Esse percurso foi difícil. Ao problema militar (conquista de território) somou-se a questão do reconhecimento da autonomia face a Leão e Castela, naquilo que foi uma tarefa ciclópica mas concretizada ao longo do reinado do fundador da nacionalidade.
A reconquista na península apenas termina com a queda de Granada em 1492, testa-de-ponte da fé islâmica na península, que se aguentou durante tantos séculos pela facilidade de abastecimento que dispunha através de Gibraltar, á vista do continente africano.
A reconquista cristã não foi, nem nunca será, completa. Ficou a herança cultural, muito mais forte do que por vezes supomos.

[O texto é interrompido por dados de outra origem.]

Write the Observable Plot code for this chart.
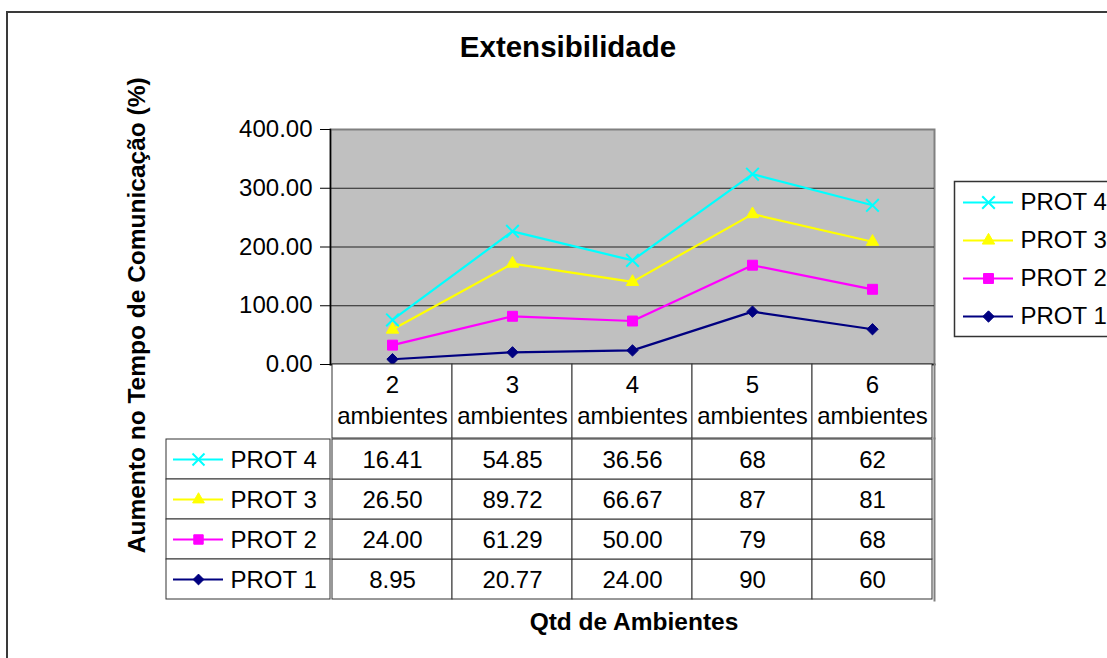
<!DOCTYPE html>
<html>
<head>
<meta charset="utf-8">
<script src="https://cdn.jsdelivr.net/npm/d3@7"></script>
<script src="https://cdn.jsdelivr.net/npm/@observablehq/plot@0.6"></script>
<style>
  html, body { margin: 0; padding: 0; background: #fff; overflow: hidden; }
  #wrap { position: relative; width: 1107px; height: 658px; overflow: hidden; font-family: "Liberation Sans", Arial, Helvetica, sans-serif; color: #000; }
  #border { position: absolute; left: 6px; top: 11px; width: 1300px; height: 800px; border: 2px solid #3a3a3a; box-sizing: border-box; }
  .fig { position: absolute; }
  .ttl { position: absolute; font-weight: bold; white-space: nowrap; text-align: center; }
</style>
</head>
<body>
<div id="wrap"><div id="border"></div></div>
<script>
// ---------- data ----------
const chartTitle = "Extensibilidade";
const yTitle = "Aumento no Tempo de Comunicação (%)";
const xTitle = "Qtd de Ambientes";
const categories = ["2 ambientes", "3 ambientes", "4 ambientes", "5 ambientes", "6 ambientes"];
const seriesNames = ["PROT 1", "PROT 2", "PROT 3", "PROT 4"];
const prot1 = [8.95, 20.77, 24.00, 90, 60];
const prot2 = [24.00, 61.29, 50.00, 79, 68];
const prot3 = [26.50, 89.72, 66.67, 87, 81];
const prot4 = [16.41, 54.85, 36.56, 68, 62];
const prot1Labels = ["8.95", "20.77", "24.00", "90", "60"];
const prot2Labels = ["24.00", "61.29", "50.00", "79", "68"];
const prot3Labels = ["26.50", "89.72", "66.67", "87", "81"];
const prot4Labels = ["16.41", "54.85", "36.56", "68", "62"];
const yTicks = [0, 100, 200, 300, 400];

// ---------- styles ----------
const FONT = '"Liberation Sans", Arial, Helvetica, sans-serif';
const seriesColors = ["#000080", "#FF00FF", "#FFFF00", "#00FFFF"];
const seriesSymbols = [d3.symbolDiamond2, d3.symbolSquare, d3.symbolTriangle, d3.symbolTimes];
const markerR = [5.1, 5.6, 4.6, 5.8];
const gridStroke = "#333333";

const seriesValues = [prot1, prot2, prot3, prot4];
const seriesLabels = [prot1Labels, prot2Labels, prot3Labels, prot4Labels];
const rows = seriesNames.flatMap((s, k) =>
  categories.map((c, i) => ({series: s, cat: c, value: seriesValues[k][i], label: seriesLabels[k][i]})));
const rowOrder = seriesNames.slice().reverse();

const wrap = document.getElementById("wrap");
function place(el, left, top) {
  el.classList.add("fig");
  el.style.left = left + "px";
  el.style.top = top + "px";
  wrap.appendChild(el);
}
const baseStyle = {background: "transparent", fontFamily: FONT, fontSize: "24px", color: "#000", overflow: "visible"};
const colorScale = {domain: seriesNames, range: seriesColors};
const symbolScale = {domain: seriesNames, range: seriesSymbols};

// ---------- main chart ----------
const stackOpts = (extra) => Plot.stackY2({x: "cat", y: "value", z: "series", ...extra});
const main = Plot.plot({
  width: 1107, height: 658,
  marginLeft: 330, marginRight: 173, marginTop: 129, marginBottom: 294,
  style: baseStyle,
  x: {type: "point", domain: categories, padding: 0.5, axis: null},
  y: {domain: [0, 400]},
  color: colorScale,
  symbol: symbolScale,
  marks: [
    Plot.frame({fill: "#C0C0C0", stroke: "#808080", strokeWidth: 2}),
    Plot.ruleY(yTicks.slice(1, -1), {stroke: "#222", strokeWidth: 1}),
    Plot.frame({anchor: "left", stroke: "#000", strokeWidth: 1.5}),
    Plot.frame({anchor: "bottom", stroke: "#000", strokeWidth: 1.5}),
    Plot.axisY({ticks: yTicks, tickFormat: d3.format(".2f"), tickSize: 10, tickPadding: 8, fontSize: 24, label: null, stroke: "#000"}),
    Plot.line(rows, stackOpts({stroke: "series", strokeWidth: 2.2})),
    ...seriesNames.map((s, k) =>
      Plot.dot(rows, Plot.filter(d => d.series === s, stackOpts({
        symbol: "series", fill: "series", stroke: "series",
        strokeWidth: k === 3 ? 2 : 1, r: markerR[k]
      }))))
  ]
});
place(main, 0, 0);

// ---------- table header row (category labels) ----------
const header = Plot.plot({
  width: 606, height: 76, margin: 1,
  style: baseStyle,
  x: {type: "band", domain: categories, padding: 0, axis: null},
  marks: [
    Plot.cell(categories, {x: d => d, fill: "white", stroke: gridStroke, strokeWidth: 1}),
    Plot.frame({anchor: "right", stroke: "#808080", strokeWidth: 2}),
    Plot.text(categories, {x: d => d, text: d => d.replace(" ", "\n"), lineHeight: 1.29, fontSize: 24, dy: -3})
  ]
});
place(header, 329, 363);

// ---------- table body ----------
const body = Plot.plot({
  width: 606, height: 164, margin: 1,
  style: baseStyle,
  x: {type: "band", domain: categories, padding: 0, axis: null},
  y: {type: "band", domain: rowOrder, padding: 0, axis: null},
  marks: [
    Plot.cell(rows, {x: "cat", y: "series", fill: "white", stroke: gridStroke, strokeWidth: 1}),
    Plot.frame({anchor: "right", stroke: "#808080", strokeWidth: 2}),
    Plot.text(rows, {x: "cat", y: "series", text: "label", fontSize: 24, dy: 1})
  ]
});
place(body, 329, 437);

// ---------- table row headers with swatches ----------
const rowHead = Plot.plot({
  width: 166, height: 164, margin: 1,
  style: baseStyle,
  y: {type: "band", domain: rowOrder, padding: 0, axis: null},
  color: colorScale,
  symbol: symbolScale,
  marks: [
    Plot.cell(rowOrder, {y: d => d, fill: "white", stroke: gridStroke, strokeWidth: 1}),
    Plot.ruleY(rowOrder, {y: d => d, stroke: d => d, strokeWidth: 2, insetLeft: 7, insetRight: 107}),
    ...rowOrder.map(s => {
      const k = seriesNames.indexOf(s);
      return Plot.dot([s], {y: d => d, frameAnchor: "left", dx: 32, symbol: d => d, fill: d => d, stroke: d => d,
        strokeWidth: k === 3 ? 2 : 1, r: markerR[k] * 0.95});
    }),
    Plot.text(rowOrder, {y: d => d, frameAnchor: "left", dx: 64, textAnchor: "start", text: d => d, fontSize: 24, letterSpacing: "-0.3px", dy: 1})
  ]
});
place(rowHead, 165, 437);

// ---------- legend ----------
const legend = Plot.plot({
  width: 172, height: 157, margin: 1,
  style: baseStyle,
  y: {type: "band", domain: rowOrder, padding: 0, axis: null},
  color: colorScale,
  symbol: symbolScale,
  marks: [
    Plot.frame({fill: "white", stroke: "#333", strokeWidth: 1.5}),
    Plot.ruleY(rowOrder, {y: d => d, stroke: d => d, strokeWidth: 2, insetLeft: 9, insetRight: 111}),
    ...rowOrder.map(s => {
      const k = seriesNames.indexOf(s);
      return Plot.dot([s], {y: d => d, frameAnchor: "left", dx: 34, symbol: d => d, fill: d => d, stroke: d => d,
        strokeWidth: k === 3 ? 2 : 1, r: markerR[k]});
    }),
    Plot.text(rowOrder, {y: d => d, frameAnchor: "left", dx: 66, textAnchor: "start", text: d => d, fontSize: 24, letterSpacing: "-0.3px"})
  ]
});
place(legend, 953, 180);

// ---------- titles ----------
function addTitle(text, css) {
  const d = document.createElement("div");
  d.className = "ttl";
  d.textContent = text;
  Object.assign(d.style, css);
  wrap.appendChild(d);
}
addTitle(chartTitle, {left: "368px", top: "32px", width: "400px", fontSize: "29.5px", lineHeight: "29.5px"});
addTitle(xTitle, {left: "434px", top: "610px", width: "400px", fontSize: "24.5px", lineHeight: "24.5px"});
addTitle(yTitle, {left: "-113px", top: "303px", width: "500px", height: "24.5px", fontSize: "24.5px", lineHeight: "24.5px",
  transform: "rotate(-90deg)", transformOrigin: "50% 50%"});
</script>
</body>
</html>
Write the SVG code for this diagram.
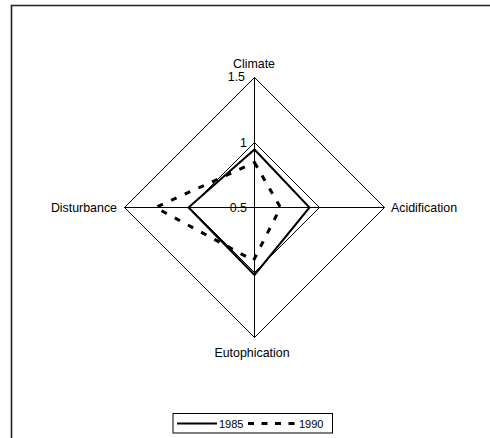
<svg xmlns="http://www.w3.org/2000/svg" width="490" height="438" viewBox="0 0 490 438">
<style>
text{font-family:"Liberation Sans",Arial,sans-serif;font-size:12.4px;fill:#000}
.lg{font-size:11px}
.grid{fill:none;stroke:#000;stroke-width:1}
.s85{fill:none;stroke:#000;stroke-width:2}
.s90{fill:none;stroke:#000;stroke-width:3;stroke-dasharray:6 9}
.lgd{stroke-dasharray:6 7.5}
</style>
<rect x="0" y="0" width="490" height="438" fill="#fff"/>
<path d="M11.5,450 V5.5 H500" fill="none" stroke="#222" stroke-width="1.6"/>
<g id="grid">
<polygon class="grid" points="254.5,77.5 384.5,207.5 254.5,337.5 124.5,207.5"/>
<polygon class="grid" points="254.5,142.5 319.5,207.5 254.5,272.5 189.5,207.5"/>
<line class="grid" x1="254.5" y1="207.5" x2="254.5" y2="77.5"/>
<line class="grid" x1="254.5" y1="207.5" x2="384.5" y2="207.5"/>
<line class="grid" x1="254.5" y1="207.5" x2="254.5" y2="337.5"/>
<line class="grid" x1="254.5" y1="207.5" x2="124.5" y2="207.5"/>
</g>
<g id="scale">
<text x="245" y="81" text-anchor="end">1.5</text>
<text x="247" y="147" text-anchor="end">1</text>
<text x="247" y="212" text-anchor="end">0.5</text>
</g>
<g id="axis-labels">
<text x="254" y="68" text-anchor="middle">Climate</text>
<text x="391" y="212">Acidification</text>
<text x="252" y="357" text-anchor="middle">Eutophication</text>
<text x="117" y="212" text-anchor="end">Disturbance</text>
</g>
<g id="series">
<polygon class="s85" points="254.5,149.5 309.5,207.5 254.5,275 188.5,207.5"/>
<polygon class="s90" points="254.5,162.5 280.5,207.5 253.5,260.5 155.5,207.5"/>
</g>
<g id="legend">
<rect x="173" y="413.5" width="159.5" height="19.5" fill="#fff" stroke="#000" stroke-width="1"/>
<line class="s85" x1="177" y1="423.5" x2="217" y2="423.5"/>
<text class="lg" x="219" y="427.5">1985</text>
<line class="s90 lgd" x1="248" y1="423.5" x2="295.5" y2="423.5"/>
<text class="lg" x="299" y="427.5">1990</text>
</g>
</svg>
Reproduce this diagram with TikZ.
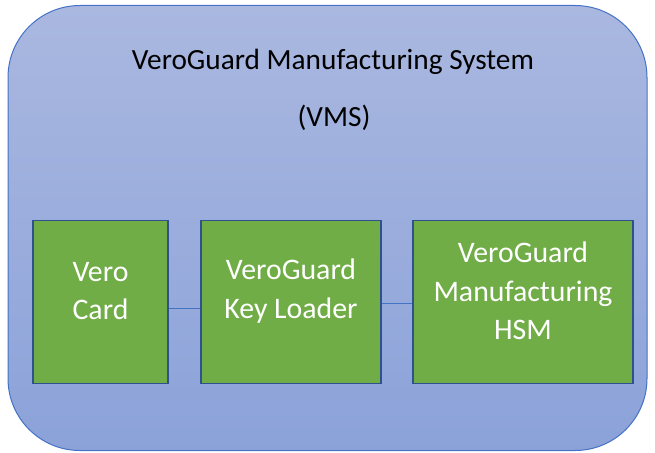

Dom Pedro V, que era um homem brilhante mas muito dado a períodos de melancolia e de desânimo, dizia, enquanto príncipe, que não acreditava chegar a Rei. O seu argumento era válido: nunca um primogénito dos Bragança tinha chegado a Rei. Começou logo com o fundador da dinastia, cujo varão, Dom Teodósio, morreu de tuberculose aos 18 anos de idade, deixando o reino numa enorme consternação. Este Dom Teodósio destacou-se por ser um príncipe muito culto mas com uma grande dose de rebeldia, como prova o episódio em que se deslocou, sem autorização do monarca, para a frente de batalha nas campanhas da Restauração. Ficou para a História também por ter esbofeteado o Inquisidor-Mor por discordar de uma condenação sua. Morreu numa profunda agonia, mas de uma forma serena, em 1653, com a única preocupação de não agravar o sofrimento dos pais, principalmente de sua mãe. A sua morte acabou por ser uma catástrofe, porque volvidos três anos espirou o Rei sem um herdeiro à altura, prolongando-se a regência de Dª Luísa de Gusmão.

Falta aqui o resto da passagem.